President Obama signed into law Wednesday a provision banning the import of good made by child and forced labor.
"It's not only right; it's the moral thing to do," said Rep. Ron Kind, D-Wisc., who introduced the bill to the house last February. The bill was part of much broader customs legislation.
As NBC News reported, the loophole originates from the U.S Tariff Act of 1930 that allowed these goods to come into the U.S. if the products were needed through American consumer demand. The new law is enforceable under Trans-Pacific Partnership, a sweeping multinational trade pact affecting 40 percent of the world's economy, said U.S. Trade Representative Ambassador Michael Froman.
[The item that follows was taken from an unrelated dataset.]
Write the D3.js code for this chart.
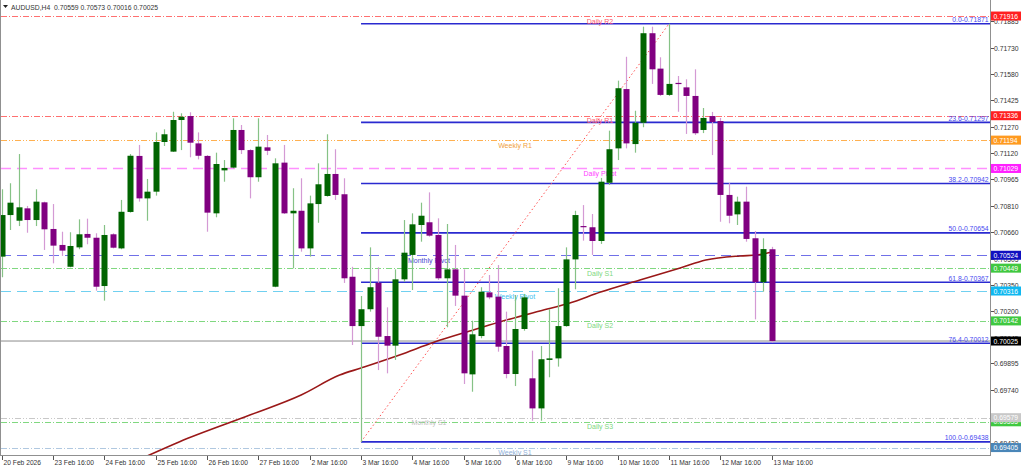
<!DOCTYPE html>
<html><head><meta charset="utf-8">
<script src="https://cdn.jsdelivr.net/npm/d3@7"></script>
<style>
html,body{margin:0;padding:0;background:#fff;}
svg{display:block;font-family:"Liberation Sans",Arial,sans-serif;}
</style></head>
<body>
<script>
// ---------- DATA ----------
const symbolTitle = "AUDUSD,H4  0.70559 0.70573 0.70016 0.70025";
// H4 candles, bar index 0 = 20 Feb 2026 16:00
const opens  = [0.70516,0.70758,0.70725,0.70797,0.70729,0.70832,0.70677,0.70584,0.70457,0.70570,
0.70648,0.70626,0.70345,0.70646,0.70564,0.70776,0.71102,0.70855,0.70894,0.71183,
0.71127,0.71311,0.71334,0.71175,0.71102,0.70768,0.71018,0.71034,0.71253,0.71136,
0.70978,0.71152,0.70341,0.71063,0.70768,0.70783,0.70564,0.70822,0.70869,0.70997,
0.70879,0.70399,0.70112,0.70210,0.70364,0.70054,0.69998,0.70384,0.70526,0.70700,
0.70716,0.70642,0.70390,0.70442,0.70289,0.69831,0.70054,0.70308,0.70283,0.69996,
0.69833,0.70095,0.69808,0.69633,0.69915,0.69924,0.70112,0.70500,0.70694,0.70687,
0.70607,0.70946,0.71146,0.71491,0.71171,0.71295,0.71816,0.71610,0.71457,0.71527,
0.71501,0.71451,0.71253,0.71334,0.71305,0.70875,0.70762,0.70836,0.70623,0.70367,0.70559];
const highs  = [0.70908,0.70943,0.71113,0.70811,0.70908,0.70836,0.70822,0.70661,0.70658,0.70733,
0.70737,0.70652,0.70700,0.70652,0.70846,0.71113,0.71166,0.70968,0.71239,0.71257,
0.71359,0.71350,0.71356,0.71239,0.71107,0.71121,0.71078,0.71321,0.71282,0.71141,
0.71321,0.71224,0.71088,0.71166,0.70914,0.70972,0.70871,0.71059,0.71228,0.71141,
0.70972,0.70457,0.70287,0.70570,0.70454,0.70221,0.70442,0.70729,0.70768,0.70830,
0.70890,0.70739,0.70706,0.70584,0.70442,0.70143,0.70338,0.70409,0.70467,0.70196,
0.70293,0.70299,0.69969,0.69996,0.70210,0.70332,0.70570,0.70783,0.70816,0.70764,
0.70974,0.71249,0.71540,0.71679,0.71365,0.71854,0.71854,0.71676,0.71871,0.71567,
0.71548,0.71606,0.71381,0.71358,0.71323,0.70944,0.70865,0.70923,0.70665,0.70623,0.70573];
const lows   = [0.70396,0.70671,0.70694,0.70655,0.70694,0.70555,0.70477,0.70520,0.70454,0.70559,
0.70588,0.70318,0.70260,0.70564,0.70559,0.70772,0.70836,0.70725,0.70871,0.71160,
0.71125,0.71136,0.71094,0.71082,0.70661,0.70745,0.70952,0.71030,0.71113,0.70855,
0.70952,0.71107,0.70338,0.70764,0.70448,0.70545,0.70516,0.70713,0.70865,0.70846,
0.70363,0.70002,0.69438,0.70196,0.69856,0.69837,0.69915,0.70370,0.70322,0.70603,
0.70632,0.70380,0.70105,0.70229,0.69775,0.69730,0.70041,0.70268,0.69963,0.69808,
0.69763,0.70085,0.69561,0.69561,0.69814,0.69876,0.70108,0.70326,0.70609,0.70526,
0.70590,0.70933,0.71078,0.71146,0.71121,0.71269,0.71521,0.71451,0.71451,0.71359,
0.71230,0.71224,0.71235,0.71107,0.70719,0.70710,0.70700,0.70603,0.70151,0.70312,0.70016];
const closes = [0.70758,0.70830,0.70803,0.70729,0.70836,0.70675,0.70580,0.70551,0.70578,0.70646,
0.70626,0.70341,0.70642,0.70568,0.70777,0.71103,0.70855,0.70894,0.71183,0.71228,
0.71311,0.71330,0.71179,0.71103,0.70772,0.71055,0.71032,0.71253,0.71136,0.70978,
0.71156,0.71132,0.71059,0.70768,0.70783,0.70564,0.70826,0.70937,0.70997,0.70875,
0.70390,0.70112,0.70210,0.70338,0.70050,0.69998,0.70384,0.70539,0.70704,0.70754,
0.70638,0.70390,0.70442,0.70289,0.69837,0.70064,0.70312,0.70279,0.69992,0.69833,
0.70095,0.70279,0.69633,0.69919,0.69924,0.70112,0.70500,0.70758,0.70690,0.70607,
0.70952,0.71141,0.71496,0.71175,0.71295,0.71816,0.71606,0.71457,0.71521,0.71522,
0.71451,0.71234,0.71323,0.71299,0.70875,0.70754,0.70836,0.70619,0.70367,0.70560,0.70025];

// moving average (at bar positions)
const maIdx  = [17,20.8,29,35,39.5,42,46.5,50.6,54.7,58.2,62.9,66.4,70,74.6,79.3,82.3,86.3,88.3,90];
const maVals = [0.69356,0.69439,0.69594,0.69711,0.69827,0.69868,0.69944,0.70019,0.70083,0.70136,
0.70200,0.70246,0.70310,0.70380,0.70450,0.70496,0.70520,0.70526,0.70543];

// pivot levels
const levelNames  = ["Daily R2","Daily R1","Weekly R1","Daily Pivot","Monthly Pivot","Daily S1","Weekly Pivot","Daily S2","Monthly S1","Daily S3","Weekly S1"];
const levelPrices = [0.71916,0.71336,0.71194,0.71029,0.70524,0.70449,0.70316,0.70142,0.69579,0.69555,0.69405];

// fibonacci retracement
const fibLevels = ["0.0","23.6","38.2","50.0","61.8","76.4","100.0"];
const fibPrices = [0.71871,0.71297,0.70942,0.70654,0.70367,0.70012,0.69438];
const fibFromIdx = 42, fibToIdx = 78;

const lastPrice = 0.70025;

// axes
const yTicks = [0.71885,0.71730,0.71580,0.71425,0.71270,0.71120,0.70965,0.70810,0.70660,0.70505,0.70350,0.70200,0.70045,0.69895,0.69740,0.69585,0.69430];
const xTickIdx = [0,6,12,18,24,30,36,42,48,54,60,66,72,78,84,90];
const xTickLabels = ["20 Feb 2026","23 Feb 16:00","24 Feb 16:00","25 Feb 16:00","26 Feb 16:00","27 Feb 16:00","2 Mar 16:00","3 Mar 16:00","4 Mar 16:00","5 Mar 16:00","6 Mar 16:00","9 Mar 16:00","10 Mar 16:00","11 Mar 16:00","12 Mar 16:00","13 Mar 16:00"];

// ---------- STYLE ----------
const W = 1024, H = 467, plotR = 990, plotB = 455;
const levelStyle = {
  "Daily R2":     {c:"#ff7070", dash:"6,2,1,2", w:1, tc:"#ff5a6e", tx:600},
  "Daily R1":     {c:"#ff7070", dash:"6,2,1,2", w:1, tc:"#ff5a6e", tx:600},
  "Weekly R1":    {c:"#ffb050", dash:"6,2,1,2,1,2", w:1, tc:"#f0a040", tx:515},
  "Daily Pivot":  {c:"#ff90ff", dash:"10,6", w:1.5, tc:"#ff40ff", tx:600},
  "Monthly Pivot":{c:"#7070e8", dash:"10,6", w:1.2, tc:"#4848d0", tx:429},
  "Daily S1":     {c:"#80d880", dash:"6,2,1,2", w:1, tc:"#80d880", tx:600},
  "Weekly Pivot": {c:"#70d0f0", dash:"10,6", w:1.2, tc:"#40c0f0", tx:515},
  "Daily S2":     {c:"#80d880", dash:"6,2,1,2", w:1, tc:"#80d880", tx:600},
  "Monthly S1":   {c:"#c8c8c8", dash:"6,2,1,2,1,2", w:1, tc:"#c0c0c0", tx:429},
  "Daily S3":     {c:"#80d880", dash:"6,2,1,2", w:1, tc:"#80d880", tx:600},
  "Weekly S1":    {c:"#b0c8e0", dash:"6,2,1,2", w:1, tc:"#90b0d8", tx:515}
};
const boxColors = {
  "Daily R2":"#ff2020","Daily R1":"#ff2020","Weekly R1":"#ff9a20","Daily Pivot":"#ff20ff",
  "Monthly Pivot":"#1010c0","Daily S1":"#40c840","Weekly Pivot":"#10b8f0","Daily S2":"#40c840",
  "Monthly S1":"#c8c8c8","Daily S3":"#40c840","Weekly S1":"#4a86b8"
};

// ---------- DRAW ----------
const svg = d3.select("body").append("svg").attr("width",W).attr("height",H);
svg.append("rect").attr("width",W).attr("height",H).attr("fill","#fff");

const x = d3.scaleLinear().domain([0,90]).range([1.7,771.7]);
const y = d3.scaleLinear().domain([0.693618,0.720093]).range([plotB,0]);

svg.append("defs").append("clipPath").attr("id","plot")
  .append("rect").attr("x",1).attr("y",0).attr("width",plotR-1).attr("height",plotB);
const g = svg.append("g").attr("clip-path","url(#plot)");

// pivot level lines
levelNames.forEach((n,i)=>{
  const s = levelStyle[n], yy = Math.round(y(levelPrices[i]))+0.5;
  g.append("line").attr("x1",1).attr("x2",plotR).attr("y1",yy).attr("y2",yy)
   .attr("stroke",s.c).attr("stroke-width",s.w).attr("stroke-dasharray",s.dash);
});

// current price line
g.append("line").attr("x1",1).attr("x2",plotR)
 .attr("y1",y(lastPrice)).attr("y2",y(lastPrice)).attr("stroke","#8c8c8c").attr("stroke-width",1);

// fib lines
fibPrices.forEach((p,i)=>{
  g.append("line").attr("x1",x(fibFromIdx)).attr("x2",plotR).attr("y1",y(p)).attr("y2",y(p))
   .attr("stroke","#2a2ad0").attr("stroke-width",1.6);
});
// fib trend line
g.append("line").attr("x1",x(fibFromIdx)).attr("y1",y(fibPrices[6]))
 .attr("x2",x(fibToIdx)).attr("y2",y(fibPrices[0]))
 .attr("stroke","#ff5050").attr("stroke-width",1).attr("stroke-dasharray","1.5,2.5");

// level labels
levelNames.forEach((n,i)=>{
  const s = levelStyle[n];
  g.append("text").attr("x",s.tx).attr("y",y(levelPrices[i])+7.5)
   .attr("text-anchor","middle").attr("font-size",7).attr("fill",s.tc).text(n);
});

// MA line
const maPts = maIdx.map((d,i)=>[d,maVals[i]]);
g.append("path").datum(maPts)
 .attr("d", d3.line().x(d=>x(d[0])).y(d=>y(d[1])).curve(d3.curveMonotoneX))
 .attr("fill","none").attr("stroke","#9a1818").attr("stroke-width",1.6);

// candles
const candles = opens.map((o,i)=>({i,o,h:highs[i],l:lows[i],c:closes[i]}));
const cg = g.append("g");
candles.forEach(d=>{
  const up = d.c >= d.o;
  const cx = Math.round(x(d.i))+0.5;
  cg.append("line").attr("x1",cx).attr("x2",cx).attr("y1",y(d.h)).attr("y2",y(d.l))
    .attr("stroke", up ? "#86c286" : "#d49ad4").attr("stroke-width",1.2);
  const top = y(Math.max(d.o,d.c)), bot = y(Math.min(d.o,d.c));
  cg.append("rect").attr("x",cx-3).attr("width",6)
    .attr("y",top).attr("height",Math.max(1.2,bot-top))
    .attr("fill", up ? "#006400" : "#800080");
});

// fib labels
fibLevels.forEach((lv,i)=>{
  svg.append("text").attr("x",988.5).attr("y",y(fibPrices[i])-1.5)
   .attr("text-anchor","end").attr("font-size",6.8).attr("fill","#4848f0")
   .text(lv+"-"+fibPrices[i].toFixed(5));
});

// frame
svg.append("line").attr("x1",0.5).attr("x2",0.5).attr("y1",0).attr("y2",plotB).attr("stroke","#909090");
svg.append("line").attr("x1",plotR+0.5).attr("x2",plotR+0.5).attr("y1",0).attr("y2",plotB+1).attr("stroke","#909090");
svg.append("line").attr("x1",0).attr("x2",plotR+1).attr("y1",plotB+0.5).attr("y2",plotB+0.5).attr("stroke","#909090");

// y axis ticks
yTicks.forEach(t=>{
  const yy = Math.round(y(t))+0.5;
  svg.append("line").attr("x1",plotR+1).attr("x2",plotR+4).attr("y1",yy).attr("y2",yy).attr("stroke","#555");
  svg.append("text").attr("x",994).attr("y",yy+2.5).attr("font-size",6.8).attr("fill","#333").text(t.toFixed(5));
});

// x axis ticks
xTickIdx.forEach((t,i)=>{
  const xx = Math.round(x(t))+0.5;
  svg.append("line").attr("x1",xx).attr("x2",xx).attr("y1",plotB+1).attr("y2",plotB+5).attr("stroke","#555");
  svg.append("text").attr("x",xx+1).attr("y",465).attr("font-size",6.7).attr("fill","#333").text(xTickLabels[i]);
});

// price boxes on right axis
const boxes = [];
levelNames.forEach((n,i)=>boxes.push({p:levelPrices[i], bg:boxColors[n], fg:"#fff", order: n==="Monthly S1"?2:1}));
boxes.push({p:lastPrice, bg:"#000", fg:"#fff", order:3});
boxes.sort((a,b)=>a.order-b.order);
boxes.forEach(b=>{
  const yy = y(b.p);
  svg.append("rect").attr("x",991).attr("y",yy-4.5).attr("width",30).attr("height",9).attr("fill",b.bg);
  svg.append("text").attr("x",993.5).attr("y",yy+2.5).attr("font-size",6.8).attr("fill",b.fg).text(b.p.toFixed(5));
});

// header
svg.append("path").attr("d","M3,5 L8,5 L5.5,8 Z").attr("fill","#222");
svg.append("text").attr("x",11).attr("y",9.5).attr("font-size",6.8).attr("fill","#333")
  .attr("xml:space","preserve").style("white-space","pre").text(symbolTitle);
</script>
</body></html>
This list is a broad swath of goods including electronics coming from Malaysia, fireworks from Peru, bricks coming from Vietnam and more according to the Bureau of International Labor Affairs, which puts together an annual list of goods produced by forced labor.
Kind says he is trying to get the same type of legislation included in the Transatlantic Trade and Investment Partnership and other global trade organizations.
"A market changer, it would certainly influence global trade," Kind said.
Between Europe and Asia, two-thirds of the global market would prohibit products based on exploitation and forced slave labor, he said.
This is also important progress for the American people Kind said.
"This helps level the playing field." American workers no longer have to compete with slave labor, forced labor, and those working for low wages Representative Kind said.